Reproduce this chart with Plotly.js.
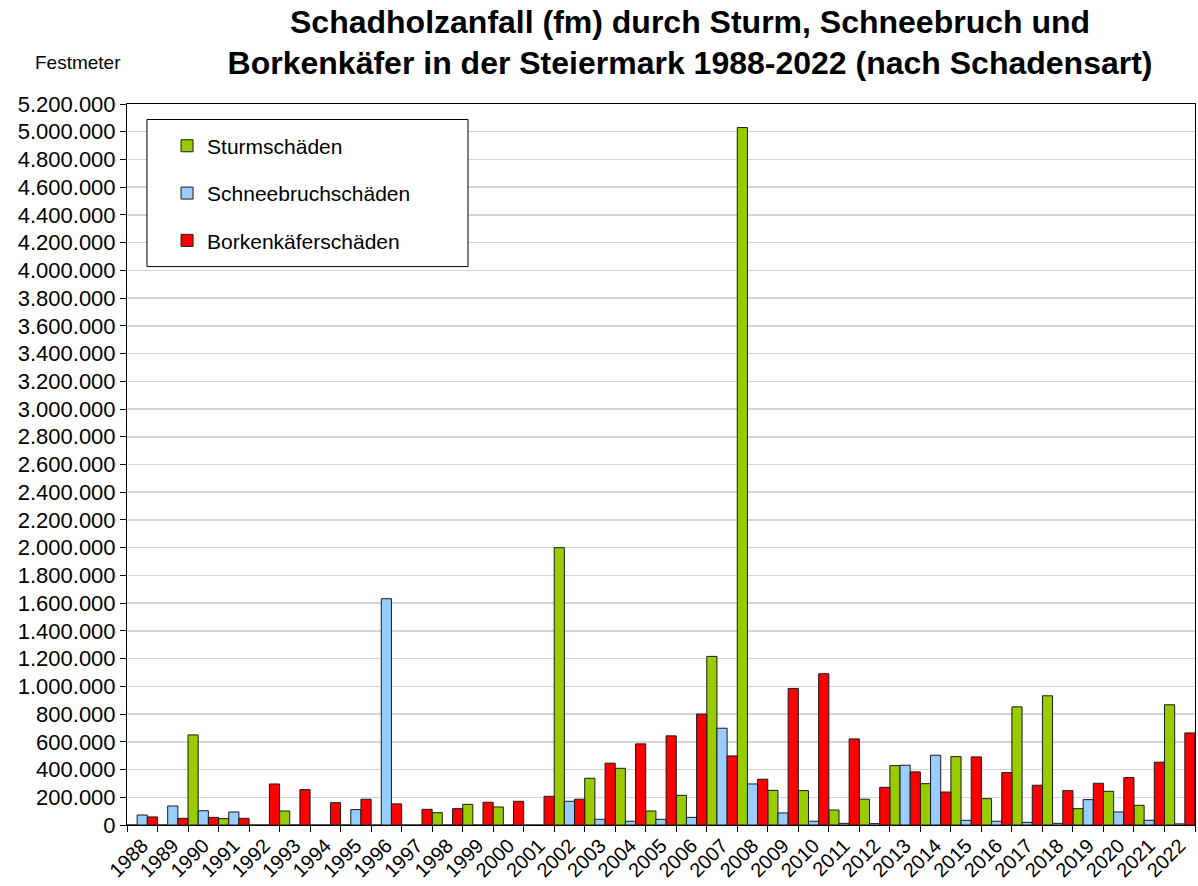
<!DOCTYPE html>
<html>
<head>
<meta charset="utf-8">
<script src="https://cdn.plot.ly/plotly-3.0.1.min.js"></script>
<style>
  html, body { margin: 0; padding: 0; background: #fff; }
  #chart { width: 1198px; height: 886px; }
</style>
</head>
<body>
<div id="chart"></div>
<script>
const years = ["1988","1989","1990","1991","1992","1993","1994","1995","1996","1997","1998","1999","2000","2001","2002","2003","2004","2005","2006","2007","2008","2009","2010","2011","2012","2013","2014","2015","2016","2017","2018","2019","2020","2021","2022"];

const sturm = [0, 0, 650000, 46000, 0, 101000, 0, 0, 0, 0, 89000, 149000, 130000, 0, 2000000, 337000, 409000, 101000, 214000, 1216000, 5030000, 250000, 248000, 108000, 186000, 428000, 298000, 493000, 190000, 852000, 932000, 118000, 243000, 142000, 867000];

const schnee = [72000, 137000, 103000, 94000, 0, 0, 0, 111000, 1632000, 0, 0, 0, 0, 0, 171000, 41000, 27000, 41000, 55000, 698000, 296000, 87000, 27000, 12000, 10000, 431000, 503000, 34000, 27000, 19000, 12000, 183000, 94000, 34000, 8000];

const kaefer = [58000, 48000, 55000, 48000, 296000, 255000, 161000, 186000, 152000, 113000, 118000, 164000, 171000, 207000, 186000, 446000, 585000, 643000, 800000, 498000, 330000, 985000, 1091000, 621000, 272000, 383000, 238000, 491000, 378000, 287000, 248000, 301000, 342000, 453000, 664000];

const seriesNames = ["Sturmschäden", "Schneebruchschäden", "Borkenkäferschäden"];
const seriesColors = ["#99CC00", "#99CCFF", "#FF0000"];
const yTicks = [0, 200000, 400000, 600000, 800000, 1000000, 1200000, 1400000, 1600000, 1800000, 2000000, 2200000, 2400000, 2600000, 2800000, 3000000, 3200000, 3400000, 3600000, 3800000, 4000000, 4200000, 4400000, 4600000, 4800000, 5000000, 5200000];

const FONT = "Liberation Sans, Arial, sans-serif";
const seriesData = [sturm, schnee, kaefer];

const traces = seriesData.map((vals, i) => ({
  type: "bar",
  x: years,
  y: vals,
  name: seriesNames[i],
  legendgroup: "g" + i,
  marker: { color: seriesColors[i], line: { color: "#1a1a1a", width: 1 } },
  hoverinfo: "x+y+name"
}));

const layout = {
  width: 1198,
  height: 886,
  paper_bgcolor: "#ffffff",
  plot_bgcolor: "#ffffff",
  separators: ",.",
  font: { family: FONT, color: "#000000" },
  margin: { l: 127, r: 3, t: 104, b: 61, pad: 0 },
  barmode: "group",
  bargap: 0,
  bargroupgap: 0,
  showlegend: true,
  title: {
    text: "Schadholzanfall (fm) durch Sturm, Schneebruch und<br>Borkenkäfer in der Steiermark 1988-2022 (nach Schadensart)",
    font: { family: FONT, size: 32, weight: "bold", color: "#000000" },
    x: 0.576,
    xanchor: "center",
    xref: "container",
    y: 0.963,
    yanchor: "top",
    yref: "container"
  },
  xaxis: {
    type: "category",
    tickangle: -45,
    tickfont: { family: FONT, size: 20, color: "#000000" },
    ticks: "outside",
    tickson: "boundaries",
    ticklen: 6,
    tickcolor: "#000000",
    showline: true,
    linecolor: "#000000",
    linewidth: 1,
    mirror: true,
    showgrid: false,
    zeroline: false
  },
  yaxis: {
    range: [0, 5200000],
    tickvals: yTicks,
    tickformat: ",d",
    tickfont: { family: FONT, size: 22, color: "#000000" },
    ticks: "outside",
    ticklen: 6,
    tickcolor: "#000000",
    showline: true,
    linecolor: "#000000",
    linewidth: 1,
    mirror: true,
    showgrid: true,
    gridcolor: "#d4d4d4",
    gridwidth: 1.5,
    zeroline: false
  },
  legend: {
    x: 0.0375,
    xanchor: "left",
    y: 0.97,
    yanchor: "top",
    bgcolor: "rgba(0,0,0,0)",
    borderwidth: 0,
    font: { family: FONT, size: 21, color: "#000000" },
    tracegroupgap: 17,
    traceorder: "grouped"
  },
  shapes: [{
    type: "rect",
    xref: "paper", yref: "paper",
    x0: 0.0187, x1: 0.3193, y0: 0.7745, y1: 0.9785,
    line: { color: "#000000", width: 1 },
    fillcolor: "#ffffff",
    layer: "above"
  }],
  annotations: [{
    text: "Festmeter",
    xref: "paper", yref: "paper",
    x: -0.0463, xanchor: "center",
    y: 1.058, yanchor: "middle",
    showarrow: false,
    font: { family: FONT, size: 19, color: "#000000" }
  }]
};

Plotly.newPlot("chart", traces, layout, { displayModeBar: false, staticPlot: true });
</script>
</body>
</html>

=-=-=

** YOUR OBJECTIVE **
In the data above, please extract the lines from the first one through the line with "243000, 142000, 867000];", exactly, and keep pictures out.

** EXERCISE ANSWER **
Reproduce this chart with Plotly.js.
<!DOCTYPE html>
<html>
<head>
<meta charset="utf-8">
<script src="https://cdn.plot.ly/plotly-3.0.1.min.js"></script>
<style>
  html, body { margin: 0; padding: 0; background: #fff; }
  #chart { width: 1198px; height: 886px; }
</style>
</head>
<body>
<div id="chart"></div>
<script>
const years = ["1988","1989","1990","1991","1992","1993","1994","1995","1996","1997","1998","1999","2000","2001","2002","2003","2004","2005","2006","2007","2008","2009","2010","2011","2012","2013","2014","2015","2016","2017","2018","2019","2020","2021","2022"];

const sturm = [0, 0, 650000, 46000, 0, 101000, 0, 0, 0, 0, 89000, 149000, 130000, 0, 2000000, 337000, 409000, 101000, 214000, 1216000, 5030000, 250000, 248000, 108000, 186000, 428000, 298000, 493000, 190000, 852000, 932000, 118000, 243000, 142000, 867000];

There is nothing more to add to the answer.